Anche quando i campi di grano e i surgelati rincarati lasciano il posto a immagini più ardite (“bardiamo un animale a caso, il cuore / dai fianchi pretenziosi da roano. / Ecco che trotta. Che ci prende la mano”), Battisti – la cui musica viene prima delle parole con Mogol e dopo le parole con Panella, ma sempre le informa e le traina – continua a spiegarci l’amore, con alterna efficacia, con alterna immediatezza, con alterna felicità di linguaggio, ma con una costanza certosina. Nemmeno di questo si avvedono i critici: all’uscita di Hegel, il suo ultimo disco, i giornali si affannano a intervistare i filosofi; e invece Hegel era una ragazza, una che “il nome se lo prese in prestito dai libri”. Nel canzoniere di Lucio, Laura si frammenta in un caleidoscopio di figure: donne indipendenti o sottomesse, risolte o confuse, ispide o accoglienti, suore o puttane, che danzano con gli uomini tutte le possibili combinazioni dell’amore: le scene domestiche, le epifanie, i tradimenti e i rimpianti, persino i delitti (nell’enigmatica No, dottore). Il canovaccio è così potente che persino le sparute incursioni ideologiche sono veicolate dal dialogo intimo: così, nella schizofrenica Ma è un canto brasileiro, il messaggio anticonsumistico è affidato alle recriminazioni di un uomo nei confronti della propria compagna, modella pubblicitaria.

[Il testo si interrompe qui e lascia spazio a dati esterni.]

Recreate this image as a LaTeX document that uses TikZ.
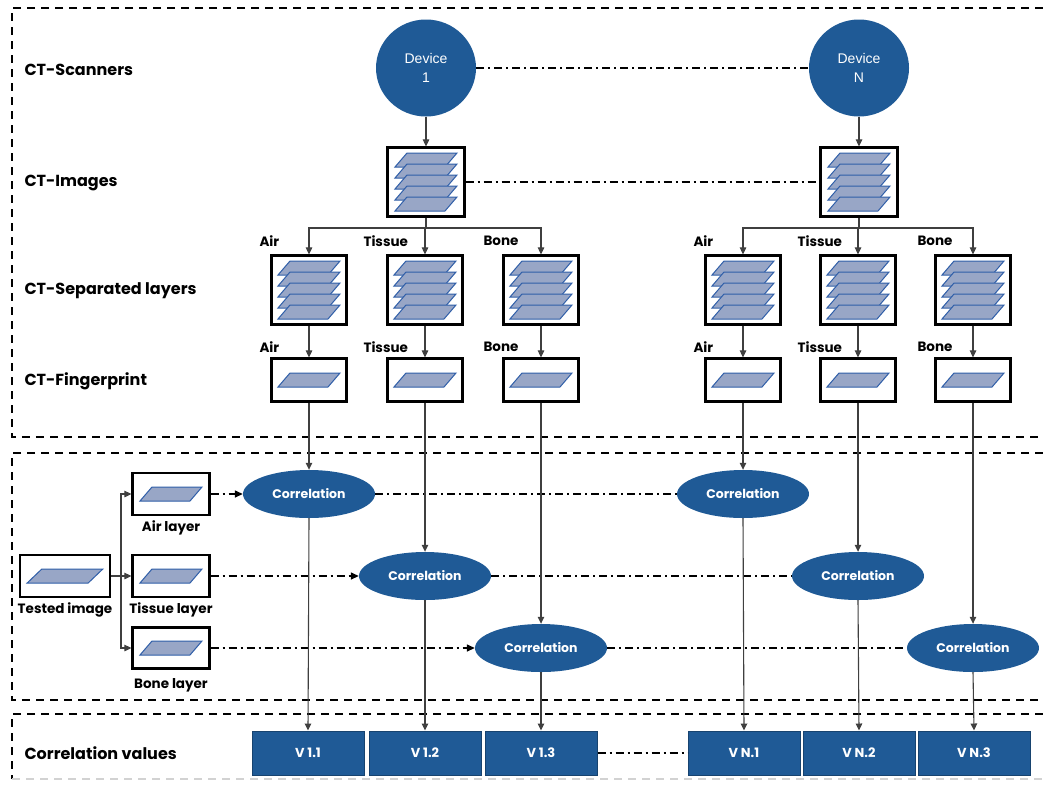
\documentclass[tikz,border=0pt]{standalone}
\usepackage{fontspec}
\setmainfont{Poppins}
\newfontfamily\arialfont{Liberation Sans}
\usetikzlibrary{arrows.meta,positioning,shapes.geometric}

\definecolor{ctblue}{HTML}{1F5A96}
\definecolor{ctdark}{HTML}{17436F}
\definecolor{platefill}{HTML}{98A6C6}
\definecolor{plateedge}{HTML}{2F5EA8}
\definecolor{linegray}{HTML}{3F3F3F}

\tikzset{
    plate/.pic={
        \draw[plateedge, fill=platefill, line width=1pt]
            (-31,7) -- (19,7) -- (31,-7) -- (-19,-7) -- cycle;
    },
    platestack/.pic={
        \foreach \dy in {-22,-11,0,11,22} {
            \path (0,\dy) pic {plate};
        }
    }
}

\begin{document}
\begin{tikzpicture}[
    x=1pt, y=-1pt,
    font=\bfseries\fontsize{13.5}{15}\selectfont,
    frame/.style={
        black,
        line width=1.5pt,
        dash pattern=on 8pt off 6pt
    },
    device/.style={
        ellipse,
        fill=ctblue,
        minimum width=100pt,
        minimum height=97pt,
        align=center,
        text=white,
        font=\arialfont\fontsize{14}{19}\selectfont
    },
    stackbox/.style={
        draw,
        fill=white,
        line width=2.2pt,
        minimum width=77pt,
        minimum height=69pt,
        inner sep=0pt
    },
    printbox/.style={
        draw,
        fill=white,
        line width=2.2pt,
        minimum width=75pt,
        minimum height=43pt,
        inner sep=0pt
    },
    corr/.style={
        ellipse,
        fill=ctblue,
        minimum width=132pt,
        minimum height=48pt,
        text=white,
        font=\bfseries\fontsize{12.5}{14}\selectfont
    },
    vbox/.style={
        draw=ctdark,
        fill=ctblue,
        line width=1pt,
        minimum width=112pt,
        minimum height=44pt,
        text=white,
        font=\bfseries\fontsize{13}{15}\selectfont
    },
    heading/.style={
        anchor=west,
        font=\bfseries\fontsize{16}{18}\selectfont
    },
    tag/.style={anchor=west},
    conn/.style={linegray, line width=1.1pt},
    arr/.style={conn, -{Triangle[length=7pt,width=6.5pt]}},
    dashdot/.style={
        black,
        line width=1.4pt,
        dash pattern=on 8pt off 4pt on 2pt off 4pt
    },
    dasharr/.style={dashdot, -{Triangle[length=8pt,width=7pt]}}
]
\useasboundingbox (0,0) rectangle (1043,785);

% frames
\draw[frame] (1043,8) -- (12,8) -- (12,437) -- (1043,437);
\draw[frame] (1043,453) -- (12,453) -- (12,700) -- (1043,700);
\draw[frame] (1043,714) -- (12,714) -- (12,779);
\draw[frame, gray!35] (12,779) -- (1043,779);

% headings
\node[heading] at (21,70) {CT-Scanners};
\node[heading] at (21,183) {CT-Images};
\node[heading] at (21,291) {CT-Separated layers};
\node[heading] at (21,381) {CT-Fingerprint};
\node[heading] at (21,753) {Correlation values};

% scanners
\node[device] (dev1) at (426,68) {Device\\1};
\node[device] (devN) at (859,68) {Device\\N};
\draw[dashdot] (dev1.east) -- (devN.west);

% images
\node[stackbox] (img1) at (426,182) {};
\pic at (img1) {platestack};
\node[stackbox] (imgN) at (859,182) {};
\pic at (imgN) {platestack};
\draw[dashdot] (img1.east) -- (imgN.west);

\draw[arr] (dev1.south) -- (img1.north);
\draw[arr] (devN.south) -- (imgN.north);

% separated layers
\node[stackbox, minimum width=75pt] (sep1a) at (309,290) {};
\node[stackbox, minimum width=75pt] (sep1t) at (425,290) {};
\node[stackbox, minimum width=75pt] (sep1b) at (541,290) {};
\node[stackbox, minimum width=75pt] (sepNa) at (743,290) {};
\node[stackbox, minimum width=75pt] (sepNt) at (858,290) {};
\node[stackbox, minimum width=75pt] (sepNb) at (973,290) {};
\foreach \n in {sep1a,sep1t,sep1b,sepNa,sepNt,sepNb}
    \pic at (\n) {platestack};

\coordinate (split1) at (426,228);
\coordinate (splitN) at (859,228);
\draw[conn] (img1.south) -- (split1);
\draw[conn] (imgN.south) -- (splitN);
\draw[arr] (split1) -| (sep1a.north);
\draw[arr] (split1) -| (sep1t.north);
\draw[arr] (split1) -| (sep1b.north);
\draw[arr] (splitN) -| (sepNa.north);
\draw[arr] (splitN) -| (sepNt.north);
\draw[arr] (splitN) -| (sepNb.north);

\node[tag] at (256,241) {Air};
\node[tag] at (360,241) {Tissue};
\node[tag] at (480,241) {Bone};
\node[tag] at (690,241) {Air};
\node[tag] at (794,241) {Tissue};
\node[tag] at (914,241) {Bone};

% fingerprints
\node[printbox] (fp1a) at (309,380) {};
\node[printbox] (fp1t) at (425,380) {};
\node[printbox] (fp1b) at (541,380) {};
\node[printbox] (fpNa) at (743,380) {};
\node[printbox] (fpNt) at (858,380) {};
\node[printbox] (fpNb) at (973,380) {};
\foreach \n in {fp1a,fp1t,fp1b,fpNa,fpNt,fpNb}
    \pic at (\n) {plate};

\draw[arr] (sep1a.south) -- (fp1a.north);
\draw[arr] (sep1t.south) -- (fp1t.north);
\draw[arr] (sep1b.south) -- (fp1b.north);
\draw[arr] (sepNa.south) -- (fpNa.north);
\draw[arr] (sepNt.south) -- (fpNt.north);
\draw[arr] (sepNb.south) -- (fpNb.north);

\node[tag] at (256,347) {Air};
\node[tag] at (360,347) {Tissue};
\node[tag] at (480,347) {Bone};
\node[tag] at (690,347) {Air};
\node[tag] at (794,347) {Tissue};
\node[tag] at (914,347) {Bone};

% tested image
\node[printbox, minimum width=90pt, minimum height=42pt] (test) at (65,576) {};
\pic[xscale=1.22] at (test) {plate};
\node[below=1pt of test] {Tested image};

\node[printbox, minimum width=77pt, minimum height=42pt] (layA) at (171,494) {};
\node[printbox, minimum width=77pt, minimum height=42pt] (layT) at (171,576) {};
\node[printbox, minimum width=77pt, minimum height=41pt] (layB) at (171,648) {};
\foreach \n in {layA,layT,layB}
    \pic at (\n) {plate};
\node[below=1pt of layA] {Air layer};
\node[below=1pt of layT] {Tissue layer};
\node[below=5pt of layB] {Bone layer};

\coordinate (split2) at (121,576);
\draw[conn] (test.east) -- (split2);
\draw[arr] (split2) |- (layA.west);
\draw[arr] (split2) -- (layT.west);
\draw[arr] (split2) |- (layB.west);

% correlations
\node[corr] (c1a) at (309,494) {Correlation};
\node[corr] (c1t) at (425,576) {Correlation};
\node[corr] (c1b) at (541,648) {Correlation};
\node[corr] (cNa) at (743,494) {Correlation};
\node[corr] (cNt) at (858,576) {Correlation};
\node[corr] (cNb) at (973,648) {Correlation};

\draw[dasharr] (layA.east) -- (c1a.west);
\draw[dasharr] (layT.east) -- (c1t.west);
\draw[dasharr] (layB.east) -- (c1b.west);
\draw[dashdot] (c1a.east) -- (cNa.west);
\draw[dashdot] (c1t.east) -- (cNt.west);
\draw[dashdot] (c1b.east) -- (cNb.west);

\draw[arr] (fp1a.south) -- (c1a.north);
\draw[arr] (fp1t.south) -- (c1t.north);
\draw[arr] (fp1b.south) -- (c1b.north);
\draw[arr] (fpNa.south) -- (cNa.north);
\draw[arr] (fpNt.south) -- (cNt.north);
\draw[arr] (fpNb.south) -- (cNb.north);

% correlation values
\node[vbox] (v1a) at (308,753) {V 1.1};
\node[vbox] (v1t) at (425,753) {V 1.2};
\node[vbox] (v1b) at (541,753) {V 1.3};
\node[vbox] (vNa) at (744,753) {V N.1};
\node[vbox] (vNt) at (859,753) {V N.2};
\node[vbox] (vNb) at (974,753) {V N.3};
\draw[dashdot] (v1b.east) -- (vNa.west);

\draw[arr] (c1a.south) -- (v1a.north);
\draw[arr] (c1t.south) -- (v1t.north);
\draw[arr] (c1b.south) -- (v1b.north);
\draw[arr] (cNa.south) -- (vNa.north);
\draw[arr] (cNt.south) -- (vNt.north);
\draw[arr] (cNb.south) -- (vNb.north);

\end{tikzpicture}
\end{document}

Se in Battisti ci fosse solo il progetto didascalico di un’educazione sentimentale, per quanto cesellata, verrebbe voglia di dar ragione agli scettici: saremmo probabilmente di fronte a una musica inadeguata ad affrontare i temi cruciali del suo tempo. E, pur capovolgendola, finiscono per conformarsi a questa conclusione anche i battistiani che rinvengono la grandezza del loro artista nella sua ambizione di cantare “solo” le stilettate agrodolci degli affetti. In quest’ottica, dedicarsi alle questioni del cuore sarebbe per Battisti un ripiego: l’accettazione di un limite.

A me pare vero il contrario: in Battisti emerge il radicale rifiuto dei limiti formali e sostanziali della canzone. La sua musica ci parla ancora proprio per questo: perché non si trastulla con l’ordine del giorno, ma si prende carico del mistero dell’umano; perché non si preoccupa dei temi del suo tempo, ma viviseziona il tema di ogni tempo. Il disimpegno di Battisti non è apatia, men che meno scelta di comodo. È il frutto della convinzione istintiva e incrollabile che le nostre storie d’individui e persino le nostre emozioni ombelicali precedano logicamente e moralmente le nostre ragioni di cittadini, elettori, consumatori. Parlando ostinatamente di sentimento, Battisti non chiude fuori il mondo, ma ci ricorda che, nonostante i terrorismi, le stagnazioni, le stragi di stato, le mafie, la corruzione, gli scandali, i cambiamenti climatici, le grandi recessioni, le crisi migratorie, i populismi, i rapporti deficit/Pil e i governi del cambiamento, continueremo ad amare. “Si sopravvive a tutto per innamorarsi”.